11 The LORD spoke to Moses and said, 

12 "I have heard the complaining of the Israelites; say to them, 'At twilight you shall eat meat, and in the morning you shall have your fill of bread; then you shall know that I am the LORD your God.'"

13 In the evening quails came up and covered the camp; and in the morning there was a layer of dew around the camp.

14 When the layer of dew lifted, there on the surface of the wilderness was a fine flaky substance, as fine as frost on the ground. 

15 When the Israelites saw it, they said to one another, "What is it?" For they did not know what it was. Moses said to them, "It is the bread that the LORD has given you to eat. 

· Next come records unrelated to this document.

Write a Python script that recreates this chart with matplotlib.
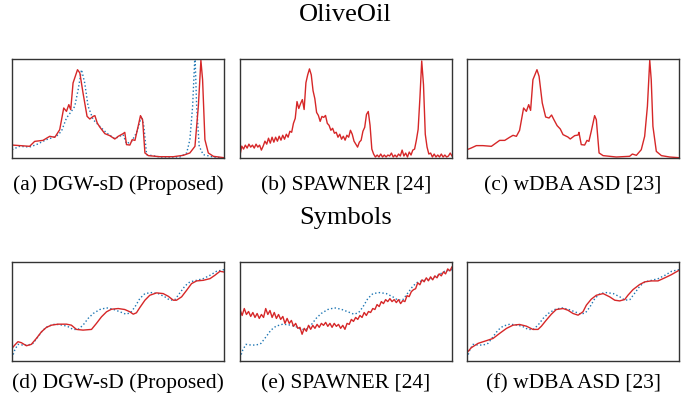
import numpy as np
import matplotlib.pyplot as plt

plt.rcParams['font.family'] = ['Liberation Serif', 'DejaVu Serif']

# ---- OliveOil row (x as fraction of series length, y normalised amplitude) ----
oo_a_red_x = [0.000, 0.083, 0.107, 0.146, 0.178, 0.202, 0.225, 0.244, 0.257, 0.268, 0.277, 0.288,
              0.309, 0.320, 0.335, 0.354, 0.367, 0.383, 0.391, 0.402, 0.414, 0.438, 0.461, 0.485,
              0.501, 0.524, 0.532, 0.540, 0.556, 0.567, 0.580, 0.595, 0.606, 0.616, 0.627, 0.643,
              0.698, 0.761, 0.808, 0.839, 0.863, 0.879, 0.891, 0.899, 0.910, 0.926, 0.950, 1.000]
oo_a_red_y = [0.131, 0.118, 0.168, 0.178, 0.219, 0.209, 0.286, 0.505, 0.471, 0.539, 0.488, 0.758,
              0.892, 0.859, 0.657, 0.421, 0.394, 0.421, 0.428, 0.354, 0.313, 0.246, 0.226, 0.192,
              0.219, 0.246, 0.259, 0.135, 0.131, 0.185, 0.178, 0.320, 0.428, 0.387, 0.051, 0.024,
              0.013, 0.013, 0.027, 0.051, 0.118, 0.522, 0.987, 0.791, 0.185, 0.051, 0.017, 0.003]

oo_a_blue_x = [0.000, 0.036, 0.083, 0.115, 0.162, 0.209, 0.233, 0.257, 0.280, 0.296, 0.312, 0.328,
               0.343, 0.359, 0.383, 0.414, 0.446, 0.485, 0.524, 0.540, 0.564, 0.587, 0.611, 0.622,
               0.635, 0.698, 0.792, 0.824, 0.839, 0.852, 0.863, 0.871, 0.883, 0.902, 0.950, 1.000]
oo_a_blue_y = [0.084, 0.118, 0.111, 0.135, 0.185, 0.219, 0.269, 0.404, 0.471, 0.522, 0.690, 0.892,
               0.758, 0.522, 0.387, 0.320, 0.253, 0.195, 0.236, 0.145, 0.168, 0.253, 0.421, 0.320,
               0.034, 0.010, 0.010, 0.051, 0.185, 0.522, 1.050, 0.522, 0.118, 0.034, 0.010, 0.000]

# SPAWNER output, evenly spaced samples
oo_b_red = [0.03, 0.12, 0.09, 0.13, 0.10, 0.14, 0.11, 0.13, 0.10, 0.14, 0.11, 0.13, 0.08, 0.12, 0.17,
            0.14, 0.20, 0.15, 0.21, 0.16, 0.21, 0.17, 0.22, 0.18, 0.23, 0.19, 0.24, 0.21, 0.27, 0.26,
            0.35, 0.40, 0.57, 0.50, 0.55, 0.59, 0.49, 0.76, 0.84, 0.90, 0.84, 0.68, 0.60, 0.46, 0.43,
            0.37, 0.42, 0.41, 0.43, 0.35, 0.33, 0.28, 0.30, 0.25, 0.26, 0.21, 0.24, 0.19, 0.22, 0.18,
            0.23, 0.21, 0.28, 0.24, 0.17, 0.14, 0.11, 0.16, 0.18, 0.27, 0.31, 0.44, 0.47, 0.33, 0.09,
            0.04, 0.01, 0.03, 0.01, 0.04, 0.01, 0.03, 0.01, 0.03, 0.02, 0.05, 0.01, 0.03, 0.01, 0.04,
            0.02, 0.08, 0.02, 0.05, 0.01, 0.06, 0.03, 0.08, 0.09, 0.18, 0.29, 0.61, 0.98, 0.74, 0.24,
            0.11, 0.04, 0.05, 0.01, 0.04, 0.01, 0.03, 0.01, 0.04, 0.01, 0.03, 0.01, 0.02, 0.05, 0.02]

oo_c_red_x = [0.000, 0.020, 0.044, 0.075, 0.115, 0.154, 0.178, 0.201, 0.217, 0.233, 0.248, 0.267,
              0.280, 0.291, 0.300, 0.311, 0.330, 0.340, 0.355, 0.371, 0.387, 0.399, 0.410, 0.425,
              0.440, 0.453, 0.476, 0.487, 0.508, 0.524, 0.528, 0.539, 0.555, 0.566, 0.575, 0.586,
              0.602, 0.610, 0.623, 0.642, 0.704, 0.767, 0.780, 0.799, 0.822, 0.838, 0.851, 0.862,
              0.869, 0.877, 0.893, 0.917, 0.956, 1.000]
oo_c_red_y = [0.084, 0.101, 0.125, 0.125, 0.118, 0.178, 0.178, 0.209, 0.229, 0.219, 0.279, 0.505,
              0.471, 0.539, 0.481, 0.791, 0.892, 0.825, 0.556, 0.414, 0.404, 0.434, 0.387, 0.327,
              0.293, 0.236, 0.212, 0.192, 0.226, 0.232, 0.259, 0.135, 0.131, 0.178, 0.168, 0.269,
              0.428, 0.387, 0.051, 0.024, 0.010, 0.017, 0.040, 0.027, 0.084, 0.219, 0.522, 0.987,
              0.791, 0.320, 0.067, 0.024, 0.010, 0.003]

# ---- Symbols row ----
sy_blue_x = [0.000, 0.013, 0.028, 0.052, 0.076, 0.099, 0.123, 0.146, 0.170, 0.202, 0.241, 0.265,
             0.288, 0.312, 0.335, 0.359, 0.383, 0.414, 0.446, 0.477, 0.509, 0.537, 0.559, 0.580,
             0.603, 0.627, 0.658, 0.690, 0.721, 0.745, 0.769, 0.792, 0.816, 0.839, 0.871, 0.902,
             0.934, 0.965, 1.000]
sy_blue_y = [0.030, 0.111, 0.168, 0.161, 0.161, 0.178, 0.245, 0.312, 0.352, 0.372, 0.362, 0.346,
             0.319, 0.319, 0.362, 0.430, 0.480, 0.520, 0.537, 0.523, 0.497, 0.473, 0.487, 0.547,
             0.631, 0.681, 0.691, 0.681, 0.648, 0.614, 0.621, 0.688, 0.758, 0.799, 0.815, 0.832,
             0.866, 0.906, 0.923]

sy_d_red_x = [0.000, 0.013, 0.028, 0.044, 0.068, 0.091, 0.115, 0.139, 0.162, 0.186, 0.217, 0.257,
              0.280, 0.304, 0.335, 0.375, 0.398, 0.422, 0.446, 0.469, 0.501, 0.532, 0.556, 0.572,
              0.587, 0.603, 0.627, 0.650, 0.682, 0.713, 0.737, 0.761, 0.776, 0.800, 0.824, 0.847,
              0.871, 0.902, 0.934, 0.957, 0.981, 1.000]
sy_d_red_y = [0.128, 0.161, 0.195, 0.185, 0.154, 0.168, 0.228, 0.295, 0.339, 0.362, 0.372, 0.372,
              0.362, 0.319, 0.312, 0.319, 0.379, 0.446, 0.497, 0.523, 0.530, 0.520, 0.497, 0.473,
              0.487, 0.540, 0.614, 0.664, 0.688, 0.681, 0.654, 0.614, 0.614, 0.648, 0.715, 0.782,
              0.809, 0.815, 0.832, 0.866, 0.906, 0.899]

sy_e_red = [0.52, 0.46, 0.53, 0.47, 0.50, 0.45, 0.49, 0.44, 0.48, 0.43, 0.47, 0.44, 0.53, 0.47,
            0.51, 0.44, 0.49, 0.43, 0.47, 0.42, 0.45, 0.38, 0.43, 0.38, 0.41, 0.35, 0.38, 0.33,
            0.34, 0.27, 0.33, 0.30, 0.36, 0.32, 0.36, 0.33, 0.37, 0.34, 0.38, 0.36, 0.39, 0.35,
            0.38, 0.34, 0.38, 0.35, 0.37, 0.33, 0.36, 0.32, 0.38, 0.37, 0.42, 0.40, 0.44, 0.42,
            0.46, 0.44, 0.49, 0.46, 0.50, 0.49, 0.53, 0.52, 0.57, 0.55, 0.60, 0.58, 0.62, 0.60,
            0.63, 0.60, 0.62, 0.59, 0.62, 0.58, 0.61, 0.60, 0.66, 0.65, 0.70, 0.72, 0.73, 0.79,
            0.77, 0.82, 0.80, 0.84, 0.81, 0.85, 0.82, 0.86, 0.84, 0.88, 0.86, 0.90, 0.88, 0.93,
            0.91, 0.95]

sy_f_red_x = [0.000, 0.020, 0.052, 0.091, 0.123, 0.154, 0.186, 0.217, 0.248, 0.280, 0.311, 0.335,
              0.351, 0.374, 0.398, 0.421, 0.453, 0.476, 0.500, 0.524, 0.547, 0.563, 0.586, 0.610,
              0.642, 0.673, 0.697, 0.720, 0.744, 0.759, 0.783, 0.814, 0.838, 0.869, 0.901, 0.932,
              0.964, 1.000]
sy_f_red_y = [0.084, 0.134, 0.178, 0.205, 0.228, 0.279, 0.329, 0.362, 0.369, 0.352, 0.319, 0.319,
              0.352, 0.413, 0.473, 0.520, 0.530, 0.513, 0.480, 0.463, 0.497, 0.564, 0.624, 0.664,
              0.681, 0.648, 0.614, 0.607, 0.621, 0.664, 0.721, 0.772, 0.799, 0.809, 0.809, 0.839,
              0.872, 0.916]

captions = ['(a) DGW-sD (Proposed)', '(b) SPAWNER [24]', '(c) wDBA ASD [23]',
            '(d) DGW-sD (Proposed)', '(e) SPAWNER [24]', '(f) wDBA ASD [23]']
row_titles = ['OliveOil', 'Symbols']

RED = '#d62728'
BLUE = '#1f77b4'

fig = plt.figure(figsize=(6.97, 4.01), dpi=100)
lefts = [12 / 697, 240 / 697, 467 / 697]
bottoms = [(401 - 158) / 401, (401 - 361) / 401]
cap_y = [1 - 185.5 / 401, 1 - 383.5 / 401]
w, h = 212 / 697, 99 / 401

axes = []
for r in range(2):
    for c in range(3):
        ax = fig.add_axes([lefts[c], bottoms[r], w, h])
        ax.set_xticks([])
        ax.set_yticks([])
        for s in ax.spines.values():
            s.set_color('#333333')
            s.set_linewidth(1.0)
        ax.set_xlim(0, 1)
        ax.set_ylim(0, 1)
        fig.text(lefts[c] + w / 2, cap_y[r], captions[r * 3 + c],
                 ha='center', va='center', fontsize=15.5)
        axes.append(ax)

lw_red = 1.0
lw_blue = 1.0

# OliveOil
axes[0].plot(oo_a_blue_x, oo_a_blue_y, ':', color=BLUE, lw=lw_blue)
axes[0].plot(oo_a_red_x, oo_a_red_y, '-', color=RED, lw=lw_red)
axes[1].plot(np.linspace(0, 1, len(oo_b_red)), oo_b_red, '-', color=RED, lw=lw_red)
axes[2].plot(oo_c_red_x, oo_c_red_y, '-', color=RED, lw=lw_red)

# Symbols
axes[3].plot(sy_blue_x, sy_blue_y, ':', color=BLUE, lw=lw_blue)
axes[3].plot(sy_d_red_x, sy_d_red_y, '-', color=RED, lw=lw_red)
axes[4].plot(sy_blue_x, sy_blue_y, ':', color=BLUE, lw=lw_blue)
axes[4].plot(np.linspace(0, 1, len(sy_e_red)), sy_e_red, '-', color=RED, lw=lw_red)
axes[5].plot(sy_blue_x, sy_blue_y, ':', color=BLUE, lw=lw_blue)
axes[5].plot(sy_f_red_x, sy_f_red_y, '-', color=RED, lw=lw_red)

fig.text(345.5 / 697, 1 - 15 / 401, row_titles[0], ha='center', va='center', fontsize=19)
fig.text(345.5 / 697, 1 - 218 / 401, row_titles[1], ha='center', va='center', fontsize=19)

fig.savefig('out.png', dpi=100)
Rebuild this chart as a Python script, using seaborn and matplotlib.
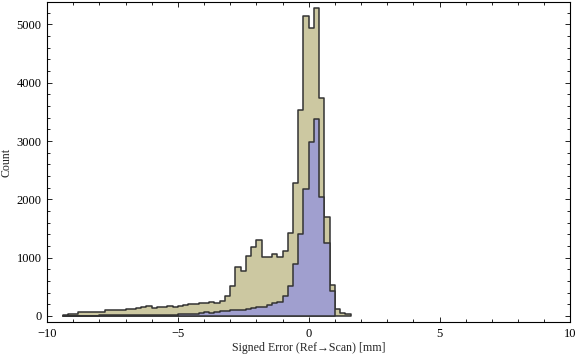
import numpy as np
import pandas as pd
import matplotlib
matplotlib.use("Agg")
import matplotlib.pyplot as plt
import seaborn as sns
from matplotlib.ticker import MultipleLocator

# histogram binning (mm)
bin_start = -9.4
bin_width = 0.2

# counts per bin, first bin starts at bin_start
all_counts = [
    12, 29, 29, 63, 63, 63, 63, 74, 97, 97,
    97, 97, 114, 125, 137, 154, 172, 143, 154, 154,
    166, 154, 166, 183, 200, 212, 229, 215, 246, 229,
    263, 349, 509, 846, 777, 1034, 1189, 1297, 1017, 1017,
    1069, 1017, 1109, 1417, 2286, 3526, 5137, 4943, 5286, 3743,
    1697, 537, 126, 57, 29,
]
subset_counts = [
    6, 6, 6, 6, 6, 6, 6, 8, 8, 8,
    8, 10, 17, 17, 17, 17, 17, 17, 17, 23,
    23, 23, 29, 29, 34, 40, 57, 63, 57, 74,
    80, 86, 97, 97, 109, 126, 143, 160, 160, 194,
    229, 246, 349, 509, 897, 1406, 2177, 2983, 3377, 2040,
    1257, 423,
]

x_label = "Signed Error (Ref\u2192Scan) [mm]"
y_label = "Count"


def bins_for(counts):
    edges = bin_start + bin_width * np.arange(len(counts) + 1)
    centers = edges[:-1] + bin_width / 2
    return list(edges), pd.DataFrame({"err": centers, "n": counts})


sns.set_style("ticks")
plt.rcParams["font.family"] = ["Liberation Serif", "DejaVu Serif"]

fig = plt.figure(figsize=(5.76, 3.62), dpi=100)
ax = fig.add_axes([0.0816, 0.1097, 0.9087, 0.8848])

for counts, color in [(all_counts, "#CCC8A1"), (subset_counts, "#A09FCF")]:
    edges, df = bins_for(counts)
    sns.histplot(data=df, x="err", weights="n", bins=edges, element="step",
                 fill=True, color=color, alpha=1, edgecolor="#333333",
                 linewidth=1.1, ax=ax)

ax.set_xlim(-10, 10)
ax.set_ylim(-110, 5385)
ax.xaxis.set_major_locator(MultipleLocator(5))
ax.xaxis.set_minor_locator(MultipleLocator(1))
ax.yaxis.set_major_locator(MultipleLocator(1000))
ax.yaxis.set_minor_locator(MultipleLocator(200))

ax.tick_params(which="both", direction="in", top=True, right=True,
               colors="black", labelsize=9, width=0.6)
ax.tick_params(which="major", length=3.8, pad=4)
ax.tick_params(which="minor", length=2.2)
for s in ax.spines.values():
    s.set_color("black")
    s.set_linewidth(0.8)

ax.set_xlabel(x_label, fontsize=8.6)
ax.set_ylabel(y_label, fontsize=8.6)
ax.xaxis.set_label_coords(0.5, -0.06)
ax.yaxis.set_label_coords(-0.066, 0.5)

fig.savefig("out.png", dpi=100)
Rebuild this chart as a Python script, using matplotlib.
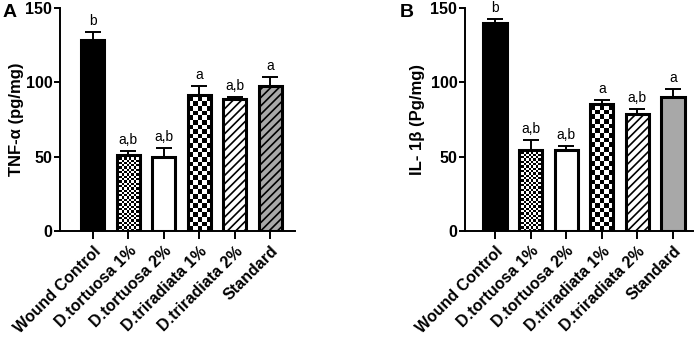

16 This is what the LORD has commanded: 'Gather as much of it as each of you needs, an omer to a person according to the number of persons, all providing for those in their own tents.'"

17 The Israelites did so, some gathering more, some less. 18 But when they measured it with an omer, those who gathered much had nothing over, and those who gathered little had no shortage; they gathered as much as each of them needed.

Luke 22:1-23

Now the festival of Unleavened Bread, which is called the Passover, was near. 

2 The chief priests and the scribes were looking for a way to put Jesus to death, for they were afraid of the people.

3 Then Satan entered into Judas called Iscariot, who was one of the twelve; 

4 he went away and conferred with the chief priests and officers of the temple police about how he might betray him to them. 

5 They were greatly pleased and agreed to give him money. 

6 So he consented and began to look for an opportunity to betray him to them when no crowd was present.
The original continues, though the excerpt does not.